* **Stated task**: Only the lines from the one with "Reproduce this chart" through the one with "type Kind = 'tri' | 'sq' | 'dia';", inclusive, should be echoed exactly; pictures are left out.

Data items
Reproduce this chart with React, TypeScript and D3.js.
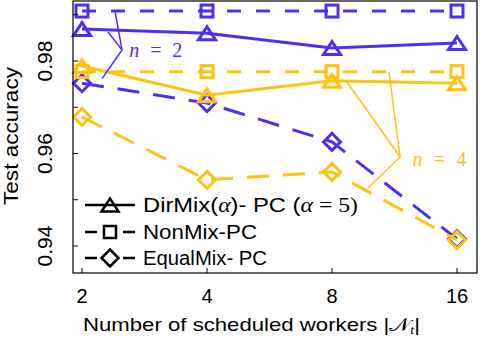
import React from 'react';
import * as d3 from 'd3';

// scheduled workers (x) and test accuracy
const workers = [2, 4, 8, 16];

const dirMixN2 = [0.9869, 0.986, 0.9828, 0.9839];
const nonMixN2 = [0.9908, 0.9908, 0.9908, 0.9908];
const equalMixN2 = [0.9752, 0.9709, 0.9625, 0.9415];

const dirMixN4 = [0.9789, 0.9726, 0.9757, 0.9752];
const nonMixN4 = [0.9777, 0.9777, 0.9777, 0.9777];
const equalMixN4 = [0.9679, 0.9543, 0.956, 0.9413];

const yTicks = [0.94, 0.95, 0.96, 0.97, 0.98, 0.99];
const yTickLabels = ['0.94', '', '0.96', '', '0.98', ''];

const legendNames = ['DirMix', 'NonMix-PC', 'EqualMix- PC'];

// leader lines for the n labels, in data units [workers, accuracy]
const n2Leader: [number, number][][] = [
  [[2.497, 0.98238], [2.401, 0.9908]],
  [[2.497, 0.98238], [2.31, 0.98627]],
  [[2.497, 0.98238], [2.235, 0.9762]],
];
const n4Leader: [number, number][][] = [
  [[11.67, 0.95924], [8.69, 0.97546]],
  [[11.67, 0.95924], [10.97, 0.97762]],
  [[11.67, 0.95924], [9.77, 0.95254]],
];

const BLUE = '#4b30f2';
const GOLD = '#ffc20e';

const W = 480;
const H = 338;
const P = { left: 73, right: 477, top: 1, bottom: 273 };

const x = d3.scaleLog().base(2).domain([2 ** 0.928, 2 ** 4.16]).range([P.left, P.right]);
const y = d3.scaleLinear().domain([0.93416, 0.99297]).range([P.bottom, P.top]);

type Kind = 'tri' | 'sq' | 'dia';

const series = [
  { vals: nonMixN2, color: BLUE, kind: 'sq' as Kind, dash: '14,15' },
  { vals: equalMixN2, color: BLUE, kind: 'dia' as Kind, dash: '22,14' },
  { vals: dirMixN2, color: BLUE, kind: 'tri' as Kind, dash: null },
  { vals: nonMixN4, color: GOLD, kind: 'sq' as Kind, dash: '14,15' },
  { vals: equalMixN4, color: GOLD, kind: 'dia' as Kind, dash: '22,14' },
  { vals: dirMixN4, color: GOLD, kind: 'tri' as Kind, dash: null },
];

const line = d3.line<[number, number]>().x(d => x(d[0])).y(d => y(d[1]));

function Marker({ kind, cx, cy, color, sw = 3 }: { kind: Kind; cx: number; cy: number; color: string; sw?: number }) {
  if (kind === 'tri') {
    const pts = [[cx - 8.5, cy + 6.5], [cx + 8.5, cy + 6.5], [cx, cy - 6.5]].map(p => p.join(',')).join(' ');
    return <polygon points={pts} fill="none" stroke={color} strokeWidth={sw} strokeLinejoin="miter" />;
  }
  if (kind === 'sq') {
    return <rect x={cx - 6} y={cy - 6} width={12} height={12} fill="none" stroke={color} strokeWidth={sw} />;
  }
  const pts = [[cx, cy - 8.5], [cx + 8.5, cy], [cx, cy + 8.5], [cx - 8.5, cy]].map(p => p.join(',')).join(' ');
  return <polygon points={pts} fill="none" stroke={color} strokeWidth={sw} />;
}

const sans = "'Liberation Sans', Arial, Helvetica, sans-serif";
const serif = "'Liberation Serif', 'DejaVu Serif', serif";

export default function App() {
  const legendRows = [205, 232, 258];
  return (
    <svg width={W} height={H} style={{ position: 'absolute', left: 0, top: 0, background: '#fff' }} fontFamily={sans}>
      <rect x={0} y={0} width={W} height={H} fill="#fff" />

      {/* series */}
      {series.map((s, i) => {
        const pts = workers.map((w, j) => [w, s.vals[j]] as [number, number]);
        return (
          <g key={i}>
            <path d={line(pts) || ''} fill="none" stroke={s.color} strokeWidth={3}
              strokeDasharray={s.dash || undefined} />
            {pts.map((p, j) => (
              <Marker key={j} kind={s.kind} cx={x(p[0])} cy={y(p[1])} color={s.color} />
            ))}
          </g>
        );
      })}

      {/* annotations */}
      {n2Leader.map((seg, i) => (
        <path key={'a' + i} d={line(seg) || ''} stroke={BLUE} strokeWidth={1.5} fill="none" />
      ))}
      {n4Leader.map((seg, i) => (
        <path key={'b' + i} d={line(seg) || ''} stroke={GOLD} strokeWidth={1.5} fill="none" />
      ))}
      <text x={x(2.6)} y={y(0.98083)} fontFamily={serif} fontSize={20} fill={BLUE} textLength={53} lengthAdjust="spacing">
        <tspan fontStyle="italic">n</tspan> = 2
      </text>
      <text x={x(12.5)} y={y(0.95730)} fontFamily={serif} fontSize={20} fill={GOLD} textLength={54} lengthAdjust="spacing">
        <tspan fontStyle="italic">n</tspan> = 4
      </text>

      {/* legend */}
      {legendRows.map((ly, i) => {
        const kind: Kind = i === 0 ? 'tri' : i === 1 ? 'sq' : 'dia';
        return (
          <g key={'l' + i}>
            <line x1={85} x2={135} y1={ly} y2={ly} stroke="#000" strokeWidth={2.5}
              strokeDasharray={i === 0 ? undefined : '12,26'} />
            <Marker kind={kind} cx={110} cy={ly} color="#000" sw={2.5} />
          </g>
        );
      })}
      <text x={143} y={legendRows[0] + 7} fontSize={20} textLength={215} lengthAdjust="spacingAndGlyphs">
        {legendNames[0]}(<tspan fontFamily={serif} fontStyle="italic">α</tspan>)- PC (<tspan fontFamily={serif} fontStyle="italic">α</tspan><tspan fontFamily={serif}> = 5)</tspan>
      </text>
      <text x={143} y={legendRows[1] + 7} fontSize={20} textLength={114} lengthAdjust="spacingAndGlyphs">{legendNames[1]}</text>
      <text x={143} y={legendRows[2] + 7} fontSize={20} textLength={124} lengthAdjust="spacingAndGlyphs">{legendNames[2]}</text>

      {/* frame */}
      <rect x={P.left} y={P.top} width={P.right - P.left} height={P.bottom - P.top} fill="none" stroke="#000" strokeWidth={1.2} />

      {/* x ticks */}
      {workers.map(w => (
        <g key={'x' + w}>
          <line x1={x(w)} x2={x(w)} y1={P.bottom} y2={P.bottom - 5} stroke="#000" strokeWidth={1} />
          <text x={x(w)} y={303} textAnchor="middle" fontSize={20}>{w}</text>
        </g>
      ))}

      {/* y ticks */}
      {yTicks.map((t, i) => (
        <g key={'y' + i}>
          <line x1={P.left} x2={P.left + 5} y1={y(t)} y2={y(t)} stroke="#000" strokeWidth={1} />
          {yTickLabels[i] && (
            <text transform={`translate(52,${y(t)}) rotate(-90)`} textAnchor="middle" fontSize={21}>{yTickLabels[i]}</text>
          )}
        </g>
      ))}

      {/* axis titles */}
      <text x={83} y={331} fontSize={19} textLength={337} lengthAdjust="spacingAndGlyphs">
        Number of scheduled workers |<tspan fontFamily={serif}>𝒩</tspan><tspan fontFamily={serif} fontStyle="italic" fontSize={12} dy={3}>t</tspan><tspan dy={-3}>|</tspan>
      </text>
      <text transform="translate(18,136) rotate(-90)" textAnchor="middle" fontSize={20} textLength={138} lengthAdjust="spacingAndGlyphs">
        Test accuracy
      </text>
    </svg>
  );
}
==
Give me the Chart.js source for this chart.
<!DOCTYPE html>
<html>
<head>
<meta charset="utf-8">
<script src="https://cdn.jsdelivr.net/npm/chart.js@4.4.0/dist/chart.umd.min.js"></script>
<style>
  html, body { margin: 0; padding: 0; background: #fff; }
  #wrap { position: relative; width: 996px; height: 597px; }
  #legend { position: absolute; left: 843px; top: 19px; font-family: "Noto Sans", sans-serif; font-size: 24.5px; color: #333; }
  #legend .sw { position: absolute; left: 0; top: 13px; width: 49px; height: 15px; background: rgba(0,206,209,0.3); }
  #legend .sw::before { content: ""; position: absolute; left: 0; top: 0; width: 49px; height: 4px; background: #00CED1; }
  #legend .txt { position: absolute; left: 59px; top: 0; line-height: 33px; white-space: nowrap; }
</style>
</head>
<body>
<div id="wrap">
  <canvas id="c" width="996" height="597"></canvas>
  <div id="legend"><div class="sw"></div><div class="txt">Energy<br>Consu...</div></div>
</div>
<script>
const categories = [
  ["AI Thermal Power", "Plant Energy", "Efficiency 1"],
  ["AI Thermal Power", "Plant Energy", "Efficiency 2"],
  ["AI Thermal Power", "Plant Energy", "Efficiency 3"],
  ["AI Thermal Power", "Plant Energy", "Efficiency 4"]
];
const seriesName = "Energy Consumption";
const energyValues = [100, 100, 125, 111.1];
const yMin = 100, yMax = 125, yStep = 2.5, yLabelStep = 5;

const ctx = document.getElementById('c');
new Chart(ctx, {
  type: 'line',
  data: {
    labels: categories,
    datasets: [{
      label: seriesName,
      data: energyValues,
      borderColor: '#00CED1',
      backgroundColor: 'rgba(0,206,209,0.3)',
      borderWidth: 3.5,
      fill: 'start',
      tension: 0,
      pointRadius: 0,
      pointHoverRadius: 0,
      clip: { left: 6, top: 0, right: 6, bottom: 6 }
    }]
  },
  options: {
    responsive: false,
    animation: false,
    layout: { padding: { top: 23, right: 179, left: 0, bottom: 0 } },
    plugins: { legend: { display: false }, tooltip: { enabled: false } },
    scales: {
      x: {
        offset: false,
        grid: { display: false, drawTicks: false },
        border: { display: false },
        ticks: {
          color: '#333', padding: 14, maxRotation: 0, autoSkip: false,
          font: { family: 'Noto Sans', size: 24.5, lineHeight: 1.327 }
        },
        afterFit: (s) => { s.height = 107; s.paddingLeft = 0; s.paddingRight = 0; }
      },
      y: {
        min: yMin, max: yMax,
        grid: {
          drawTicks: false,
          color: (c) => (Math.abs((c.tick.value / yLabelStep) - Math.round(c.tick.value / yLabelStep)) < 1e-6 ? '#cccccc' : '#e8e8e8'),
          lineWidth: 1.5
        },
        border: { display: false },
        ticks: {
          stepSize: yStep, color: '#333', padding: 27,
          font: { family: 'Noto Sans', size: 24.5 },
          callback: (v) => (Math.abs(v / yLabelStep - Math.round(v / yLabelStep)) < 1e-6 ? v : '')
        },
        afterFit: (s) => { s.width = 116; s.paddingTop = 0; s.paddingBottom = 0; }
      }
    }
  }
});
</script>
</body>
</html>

* **Result of this exercise**:
Reproduce this chart with React, TypeScript and D3.js.
import React from 'react';
import * as d3 from 'd3';

// scheduled workers (x) and test accuracy
const workers = [2, 4, 8, 16];

const dirMixN2 = [0.9869, 0.986, 0.9828, 0.9839];
const nonMixN2 = [0.9908, 0.9908, 0.9908, 0.9908];
const equalMixN2 = [0.9752, 0.9709, 0.9625, 0.9415];

const dirMixN4 = [0.9789, 0.9726, 0.9757, 0.9752];
const nonMixN4 = [0.9777, 0.9777, 0.9777, 0.9777];
const equalMixN4 = [0.9679, 0.9543, 0.956, 0.9413];

const yTicks = [0.94, 0.95, 0.96, 0.97, 0.98, 0.99];
const yTickLabels = ['0.94', '', '0.96', '', '0.98', ''];

const legendNames = ['DirMix', 'NonMix-PC', 'EqualMix- PC'];

// leader lines for the n labels, in data units [workers, accuracy]
const n2Leader: [number, number][][] = [
  [[2.497, 0.98238], [2.401, 0.9908]],
  [[2.497, 0.98238], [2.31, 0.98627]],
  [[2.497, 0.98238], [2.235, 0.9762]],
];
const n4Leader: [number, number][][] = [
  [[11.67, 0.95924], [8.69, 0.97546]],
  [[11.67, 0.95924], [10.97, 0.97762]],
  [[11.67, 0.95924], [9.77, 0.95254]],
];

const BLUE = '#4b30f2';
const GOLD = '#ffc20e';

const W = 480;
const H = 338;
const P = { left: 73, right: 477, top: 1, bottom: 273 };

const x = d3.scaleLog().base(2).domain([2 ** 0.928, 2 ** 4.16]).range([P.left, P.right]);
const y = d3.scaleLinear().domain([0.93416, 0.99297]).range([P.bottom, P.top]);

type Kind = 'tri' | 'sq' | 'dia';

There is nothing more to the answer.